You’ve got questions. We’ve got answers—the Summit Racing tech department tackles your automotive-related conundrums. This week, we’re suggesting upgrades for a supercharged 1959 Chevy Pickup with a 400 small block motor.


Q: I want to build a 400 small block Chevy to put into a 1959 Chevy pickup with four-wheel drive. The truck will not be a daily driver, and I want the engine to have around 11:1 compression. I want to supercharge the engine and run dual four-barrel carburetors. What supercharger do you suggest? Does the supercharger have to run all the time or can you get an idler switch so the supercharger can be activated on demand?

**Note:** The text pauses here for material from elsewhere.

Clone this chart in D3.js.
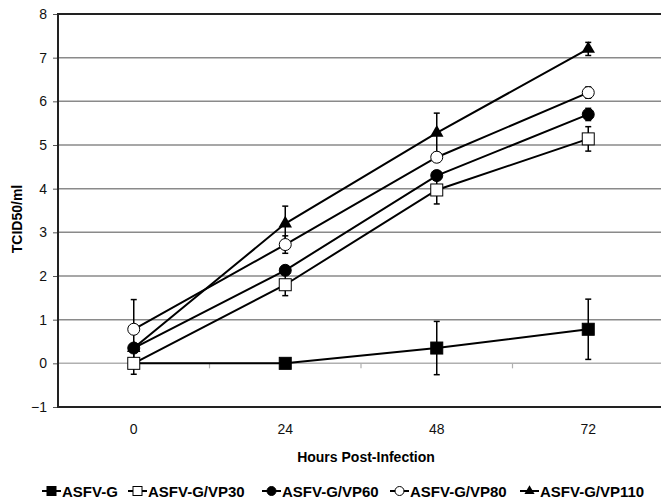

A: First, we think you have to decide on exactly what engine you want to build. If you want the high compression, you can’t use the supercharger. A supercharged engine is usually built with around 8:1 to 8.5:1 compression. As a supercharger increases the boost, the compression in the combustion chamber goes up to anywhere between 11:1 and 13:1.

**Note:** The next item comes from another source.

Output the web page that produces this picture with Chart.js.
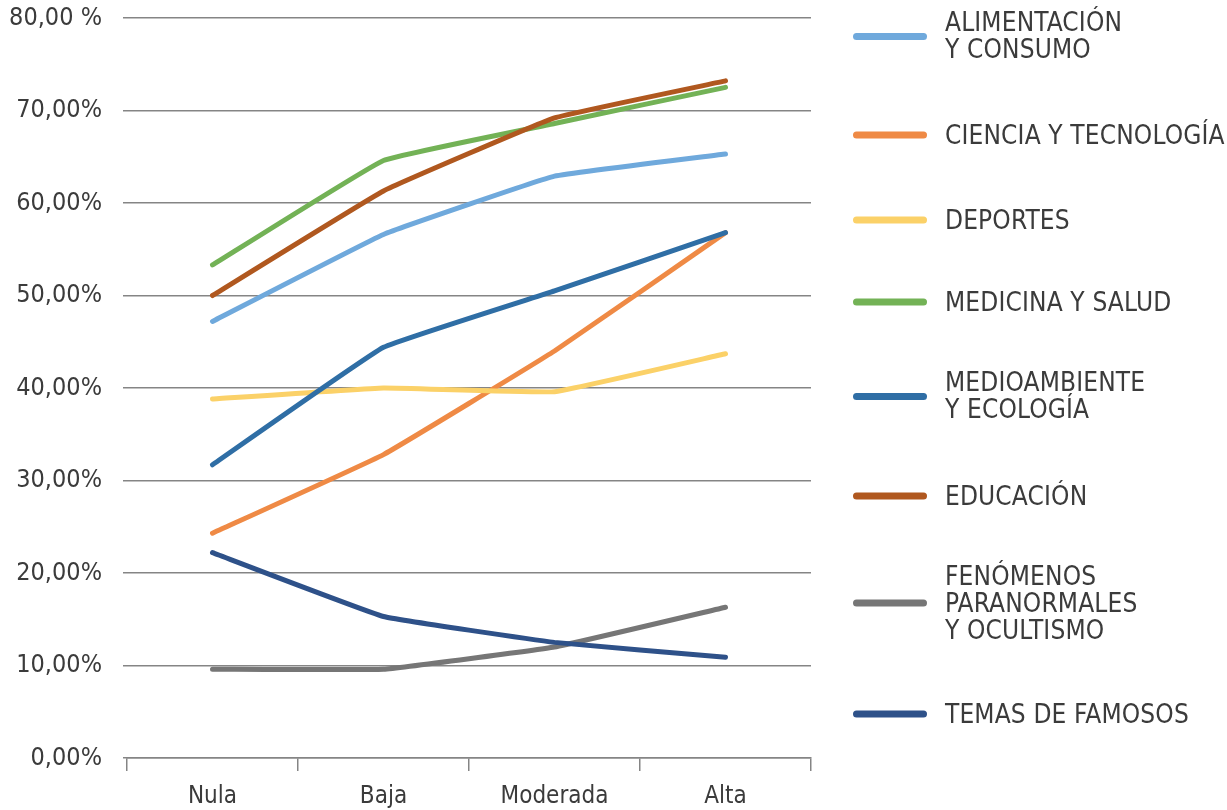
<!DOCTYPE html>
<html lang="es">
<head>
<meta charset="utf-8">
<title>Interés por temas según nivel</title>
<script src="https://cdn.jsdelivr.net/npm/chart.js@4.4.1/dist/chart.umd.min.js"></script>
<style>
  html, body { margin: 0; padding: 0; background: #ffffff; }
  #wrap { position: relative; width: 1227px; height: 810px; overflow: hidden; }
  #chart { position: absolute; left: 0; top: 0; }
  .legend-item { position: absolute; left: 853px; display: flex; align-items: center; transform: translateY(-50%); }
  .legend-swatch { width: 74px; height: 7px; border-radius: 4px; flex: none; }
  .legend-text {
    margin-left: 18px;
    font-family: 'Liberation Sans Narrow', 'DejaVu Sans Condensed', 'Roboto', sans-serif;
    font-size: 26px; line-height: 27px; color: #3b3b3b; white-space: pre; letter-spacing: 0.15px;
  }
</style>
</head>
<body>
<div id="wrap">
  <canvas id="chart" width="1227" height="810"></canvas>
  <div id="legend"></div>
</div>
<script>
// Categories (nivel) and values per topic, in percent
const categories = ['Nula', 'Baja', 'Moderada', 'Alta'];
const alimentacion = [47.2, 56.6, 62.9, 65.3];
const ciencia = [24.3, 32.8, 44.0, 56.8];
const deportes = [38.8, 40.0, 39.6, 43.7];
const medicina = [53.3, 64.6, 68.6, 72.5];
const medioambiente = [31.7, 44.4, 50.5, 56.8];
const educacion = [50.0, 61.3, 69.2, 73.2];
const fenomenos = [9.6, 9.6, 12.0, 16.3];
const famosos = [22.2, 15.3, 12.5, 10.9];

const seriesNames = [
  'ALIMENTACIÓN\nY CONSUMO',
  'CIENCIA Y TECNOLOGÍA',
  'DEPORTES',
  'MEDICINA Y SALUD',
  'MEDIOAMBIENTE\nY ECOLOGÍA',
  'EDUCACIÓN',
  'FENÓMENOS\nPARANORMALES\nY OCULTISMO',
  'TEMAS DE FAMOSOS'
];
const seriesValues = [alimentacion, ciencia, deportes, medicina, medioambiente, educacion, fenomenos, famosos];
const yTickLabels = ['0,00%', '10,00%', '20,00%', '30,00%', '40,00%', '50,00%', '60,00%', '70,00%', '80,00 %'];

// Styling
const seriesColors = ['#6fa9dc', '#ef8a45', '#fbd168', '#73b256', '#2f6ea5', '#b0581f', '#767676', '#2e5189'];
const legendCenters = [36, 135, 220, 302, 396, 496, 603, 714];
const FONT = "'Liberation Sans Narrow', 'DejaVu Sans Condensed', 'Roboto', sans-serif";

const datasets = seriesNames.map((name, i) => ({
  label: name.replace(/\n/g, ' '),
  data: seriesValues[i],
  borderColor: seriesColors[i],
  backgroundColor: seriesColors[i],
  borderWidth: 5,
  borderCapStyle: 'round',
  borderJoinStyle: 'round',
  pointRadius: 0,
  pointHoverRadius: 0,
  tension: 0.08,
  fill: false,
  order: seriesNames.length - i
}));

new Chart(document.getElementById('chart'), {
  type: 'line',
  data: { labels: categories, datasets },
  options: {
    responsive: false,
    animation: false,
    devicePixelRatio: 1,
    layout: { padding: { top: 18, right: 416, left: 0, bottom: 0 } },
    plugins: { legend: { display: false }, tooltip: { enabled: false } },
    scales: {
      x: {
        type: 'category',
        offset: true,
        grid: {
          display: true,
          offset: true,
          drawOnChartArea: false,
          drawTicks: true,
          tickLength: 13,
          color: '#858585',
          lineWidth: 1.5
        },
        border: { display: true, color: '#858585', width: 1.5 },
        ticks: {
          color: '#3b3b3b',
          font: { family: FONT, size: 24 },
          padding: 11,
          maxRotation: 0
        },
        afterFit: (axis) => { axis.height = 52; axis.paddingLeft = 0; axis.paddingRight = 0; }
      },
      y: {
        min: 0,
        max: 80,
        grid: {
          color: '#858585',
          lineWidth: 1.5,
          drawTicks: true,
          tickLength: 4
        },
        border: { display: false },
        ticks: {
          stepSize: 10,
          color: '#3b3b3b',
          font: { family: FONT, size: 25 },
          padding: 21,
          callback: (v) => yTickLabels[Math.round(v / 10)]
        },
        afterFit: (axis) => { axis.width = 127; axis.paddingTop = 0; axis.paddingBottom = 0; }
      }
    }
  }
});

// Legend on the right
const legend = document.getElementById('legend');
seriesNames.forEach((name, i) => {
  const item = document.createElement('div');
  item.className = 'legend-item';
  item.style.top = legendCenters[i] + 'px';
  const sw = document.createElement('div');
  sw.className = 'legend-swatch';
  sw.style.background = seriesColors[i];
  const tx = document.createElement('div');
  tx.className = 'legend-text';
  tx.textContent = name;
  item.appendChild(sw);
  item.appendChild(tx);
  legend.appendChild(item);
});
</script>
</body>
</html>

Without the blower you can run higher compression since a naturally aspirated engine is not being force-fed air, relying instead on atmospheric pressure to fill the cylinders.

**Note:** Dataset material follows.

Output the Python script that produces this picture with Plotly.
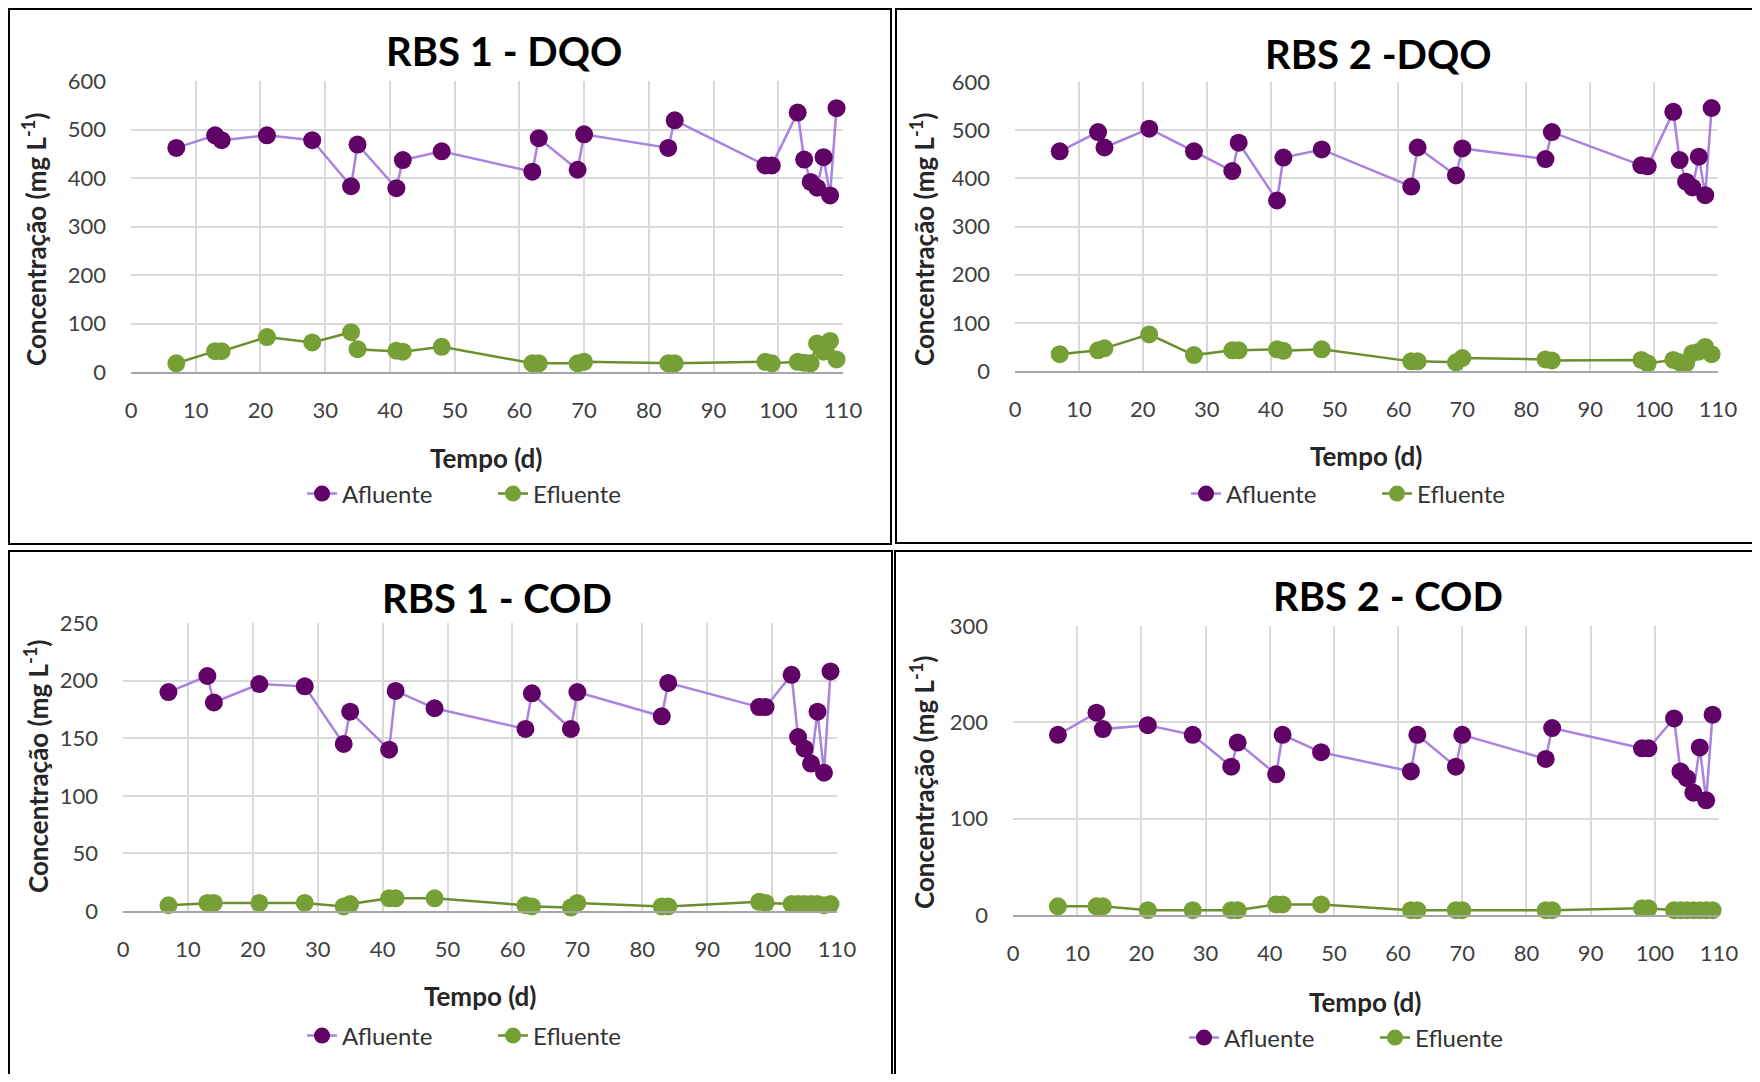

If you do run a supercharger, you should not run more than 6 to 8 psi of boost with a 400 Chevy small block, because of the potential for blowing out head gaskets due to the siamesed cylinder arrangement.

That said, Weiand makes superchargers that will fit your engine. They are Roots-type units that mount on top of the engine, pull in air and fuel from the carburetors, and force it into the engine. The Weiand superchargers are available in low-profile 142, 177, and 256 c.i.d. displacements that will fit under your hood.

But we have a feeling that you’re wanting something like a traditional 6-71 supercharger that sticks out of of the hood.

All Roots blowers operate 100 percent of the time, there are no “idle-type” switches like the one on Mad Max’s original 1973 Falcon XB GT Coupe.